GIVEN TASK:
Below are the records; give again exactly the lines from the one containing "Recreate this image" through the one containing "(tu) at (896,121.7)", leaving out pictures.

DATASET:
──────

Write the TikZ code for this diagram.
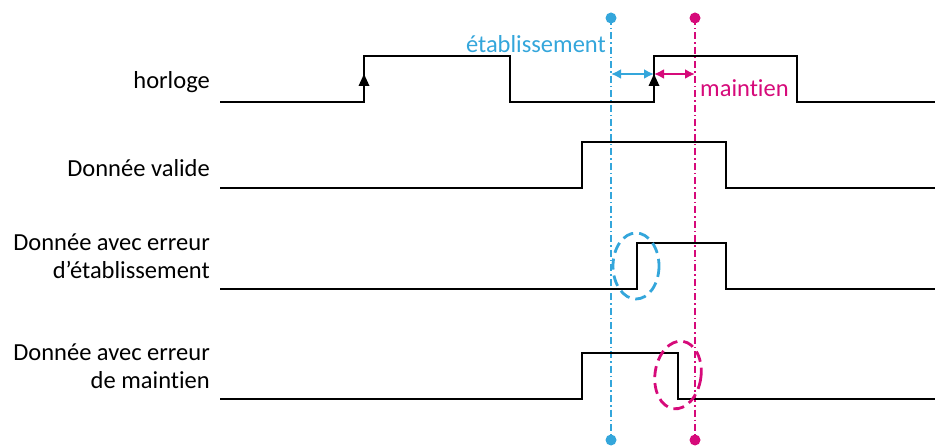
\documentclass[tikz,border=0pt]{standalone}
\usepackage{fontspec}
\setmainfont{Carlito}[Ligatures=NoCommon]
\usetikzlibrary{arrows.meta}
\definecolor{cblue}{RGB}{52,166,219}
\definecolor{cmag}{RGB}{214,10,122}
\begin{document}
\begin{tikzpicture}[x=1pt,y=-1pt,
  sig/.style={line width=2.8pt,line join=miter},
  guide/.style={line width=1.4pt,dash pattern=on 7pt off 3pt on 1.5pt off 3pt},
  txt/.style={font=\fontsize{24.5}{28}\selectfont,inner sep=0pt},
  lbl/.style={txt,anchor=east,align=right},
  errell/.style={line width=2.8pt,dash pattern=on 11pt off 6pt},
  dim/.style={line width=2pt,{Latex[length=10pt,width=10pt]}-{Latex[length=10pt,width=10pt]}}]
\useasboundingbox (0,0) rectangle (935,446);
% labels
\node[lbl] (lh) at (210,82) {horloge};
\node[lbl] (lv) at (210,168) {Donnée valide};
\node[lbl] (le) at (210,256) {Donnée avec erreur\\d’établissement};
\node[lbl] (lm) at (210,366) {Donnée avec erreur\\de maint\kern0pt ien};
% guides
\coordinate (bt) at (611,18); \coordinate (bb) at (611,440);
\coordinate (mt) at (695,18); \coordinate (mb) at (695,440);
\draw[guide,cblue] (bt) -- (bb);
\draw[guide,cmag] (mt) -- (mb);
\fill[cblue] (bt) circle (5.5); \fill[cblue] (bb) circle (5.5);
\fill[cmag] (mt) circle (5.5); \fill[cmag] (mb) circle (5.5);
% clock
\draw[sig] (220,102) -- (364,102) -- (364,56) -- (510,56) -- (510,102) -- (654,102) -- (654,56) -- (797,56) -- (797,102) -- (935,102);
\fill (358.5,86) -- (369.5,86) -- (364,74) -- cycle;
\fill (648.5,86) -- (659.5,86) -- (654,74) -- cycle;
% data valid
\draw[sig] (220,188) -- (582,188) -- (582,142) -- (726,142) -- (726,188) -- (935,188);
% setup error
\draw[sig] (220,289) -- (637,289) -- (637,243) -- (726,243) -- (726,289) -- (935,289);
% hold error
\draw[sig] (220,399) -- (582,399) -- (582,353) -- (678,353) -- (678,399) -- (935,399);
% dimension arrows
\coordinate (ea) at (611,74); \coordinate (eb) at (654,74); \coordinate (ec) at (695,74);
\draw[dim,cblue] (ea) -- (eb);
\draw[dim,cmag] (eb) -- (ec);
\node[txt,anchor=east,text=cblue] (te) at (606,44) {établissement};
\node[txt,anchor=west,text=cmag] (tm) at (700,88) {maint\kern0pt ien};
% error ellipses
\draw[errell,cblue] (636,266) ellipse [x radius=23, y radius=33];
\draw[errell,cmag,rotate around={-8:(678,375)}] (678,375) ellipse [x radius=23, y radius=34];
\end{tikzpicture}
\end{document}
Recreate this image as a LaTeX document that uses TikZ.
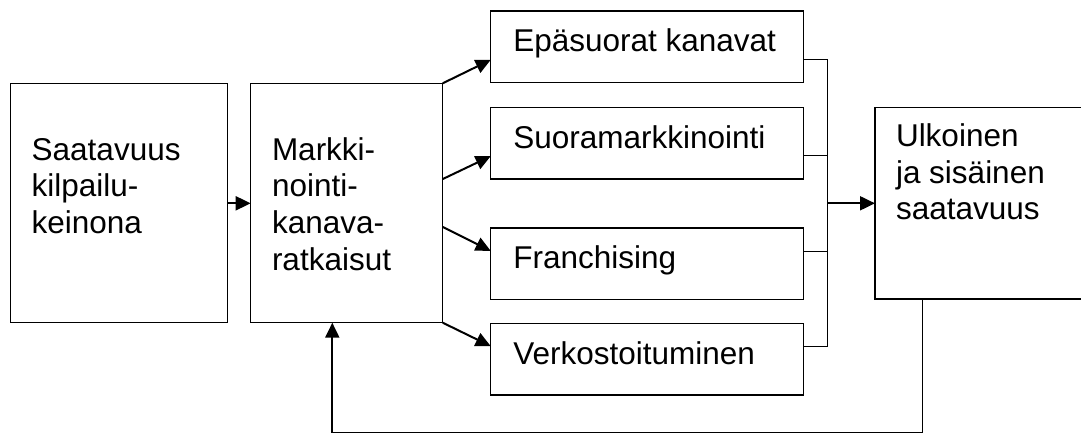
\documentclass[tikz,border=0pt]{standalone}
\usepackage{fontspec}
\setmainfont{Liberation Sans}
\usetikzlibrary{arrows.meta,calc}

\tikzset{
  box/.style={draw, line width=1.3pt, inner sep=0pt, outer sep=0pt, anchor=north west},
  boxtext/.style={anchor=north west, inner sep=0pt, outer sep=0pt, align=left,
    font=\fontsize{31.5}{36.7}\selectfont},
  flow/.style={line width=2pt, -{Triangle[length=15pt,width=14pt]}},
  busline/.style={line width=1pt},
  backline/.style={line width=1.3pt},
}
% first-line strut so every text block is placed by its first baseline
\newcommand{\fl}{\rule{0pt}{25pt}}

\begin{document}
\begin{tikzpicture}[x=1pt,y=-1pt]
\useasboundingbox (0,0) rectangle (1081,434);
\fill[white] (0,0) rectangle (1081,434);
\clip (0,0) rectangle (1081,434);

% main boxes
\node[box, minimum width=217pt, minimum height=239.4pt] (b1) at (10.7,83.3) {};
\node[box, minimum width=192pt, minimum height=239.4pt] (b2) at (250.7,83.3) {};
\node[box, minimum width=312.6pt, minimum height=71.7pt] (c1) at (490.7,11) {};
\node[box, minimum width=312.6pt, minimum height=71.7pt] (c2) at (490.7,107.3) {};
\node[box, minimum width=312.6pt, minimum height=71.7pt] (c3) at (490.7,228) {};
\node[box, minimum width=312.6pt, minimum height=71.7pt] (c4) at (490.7,323.3) {};
\node[box, minimum width=230pt, minimum height=191.7pt] (u) at (875,107.3) {};

% texts
\node[boxtext] (t1) at (31.7,135) {\fl Saatavuus\\kilpailu-\\keinona};
\node[boxtext] (t2) at (272,135) {\fl Markki-\\nointi-\\kanava-\\ratkaisut};
\node[boxtext] (tc1) at (513.3,26.7) {\fl Epäsuorat kanavat};
\node[boxtext] (tc2) at (513.3,123) {\fl Suoramarkkinointi};
\node[boxtext] (tc3) at (513.3,243.3) {\fl Franchising};
\node[boxtext] (tc4) at (513.3,339) {\fl Verkostoituminen};
\node[boxtext, font=\fontsize{31.5}{36.3}\selectfont] (tu) at (896,121.7) {\fl Ulkoinen\\ja sisäinen\\saatavuus};

% b1 -> b2
\draw[flow] (b1.east |- 0,203.3) -- (b2.west |- 0,203.3);

% b2 -> channel boxes
\draw[flow] (b2.north east) -- ([yshift=-13pt]c1.west);
\draw[flow] ($(b2.north east)!0.4!(b2.south east)$) -- ([yshift=-13pt]c2.west);
\draw[flow] ($(b2.north east)!0.6!(b2.south east)$) -- ([yshift=13pt]c3.west);
\draw[flow] (b2.south east) -- ([yshift=13pt]c4.west);

% collector
\coordinate (bus) at (827.3,203.3);
\draw[busline] ([yshift=-12.5pt]c1.east) -| (bus);
\draw[busline] ([yshift=-12.5pt]c2.east) -| (bus);
\draw[busline] ([yshift=12.5pt]c3.east) -| (bus);
\draw[busline] ([yshift=12.5pt]c4.east) -| (bus);
\draw[flow] (bus) -- (u.west |- bus);

% feedback loop
\coordinate (fbr) at (922.7,432.7);
\coordinate (fbl) at (332.3,432.7);
\draw[backline] (u.south west -| fbr) -- (fbr) -- (fbl);
\draw[flow] (fbl) -- (b2.south west -| fbl);
\end{tikzpicture}
\end{document}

──────

WORKED ANSWER:
Recreate this image as a LaTeX document that uses TikZ.
\documentclass[tikz,border=0pt]{standalone}
\usepackage{fontspec}
\setmainfont{Liberation Sans}
\usetikzlibrary{arrows.meta,calc}

\tikzset{
  box/.style={draw, line width=1.3pt, inner sep=0pt, outer sep=0pt, anchor=north west},
  boxtext/.style={anchor=north west, inner sep=0pt, outer sep=0pt, align=left,
    font=\fontsize{31.5}{36.7}\selectfont},
  flow/.style={line width=2pt, -{Triangle[length=15pt,width=14pt]}},
  busline/.style={line width=1pt},
  backline/.style={line width=1.3pt},
}
% first-line strut so every text block is placed by its first baseline
\newcommand{\fl}{\rule{0pt}{25pt}}

\begin{document}
\begin{tikzpicture}[x=1pt,y=-1pt]
\useasboundingbox (0,0) rectangle (1081,434);
\fill[white] (0,0) rectangle (1081,434);
\clip (0,0) rectangle (1081,434);

% main boxes
\node[box, minimum width=217pt, minimum height=239.4pt] (b1) at (10.7,83.3) {};
\node[box, minimum width=192pt, minimum height=239.4pt] (b2) at (250.7,83.3) {};
\node[box, minimum width=312.6pt, minimum height=71.7pt] (c1) at (490.7,11) {};
\node[box, minimum width=312.6pt, minimum height=71.7pt] (c2) at (490.7,107.3) {};
\node[box, minimum width=312.6pt, minimum height=71.7pt] (c3) at (490.7,228) {};
\node[box, minimum width=312.6pt, minimum height=71.7pt] (c4) at (490.7,323.3) {};
\node[box, minimum width=230pt, minimum height=191.7pt] (u) at (875,107.3) {};

% texts
\node[boxtext] (t1) at (31.7,135) {\fl Saatavuus\\kilpailu-\\keinona};
\node[boxtext] (t2) at (272,135) {\fl Markki-\\nointi-\\kanava-\\ratkaisut};
\node[boxtext] (tc1) at (513.3,26.7) {\fl Epäsuorat kanavat};
\node[boxtext] (tc2) at (513.3,123) {\fl Suoramarkkinointi};
\node[boxtext] (tc3) at (513.3,243.3) {\fl Franchising};
\node[boxtext] (tc4) at (513.3,339) {\fl Verkostoituminen};
\node[boxtext, font=\fontsize{31.5}{36.3}\selectfont] (tu) at (896,121.7) {\fl Ulkoinen\\ja sisäinen\\saatavuus};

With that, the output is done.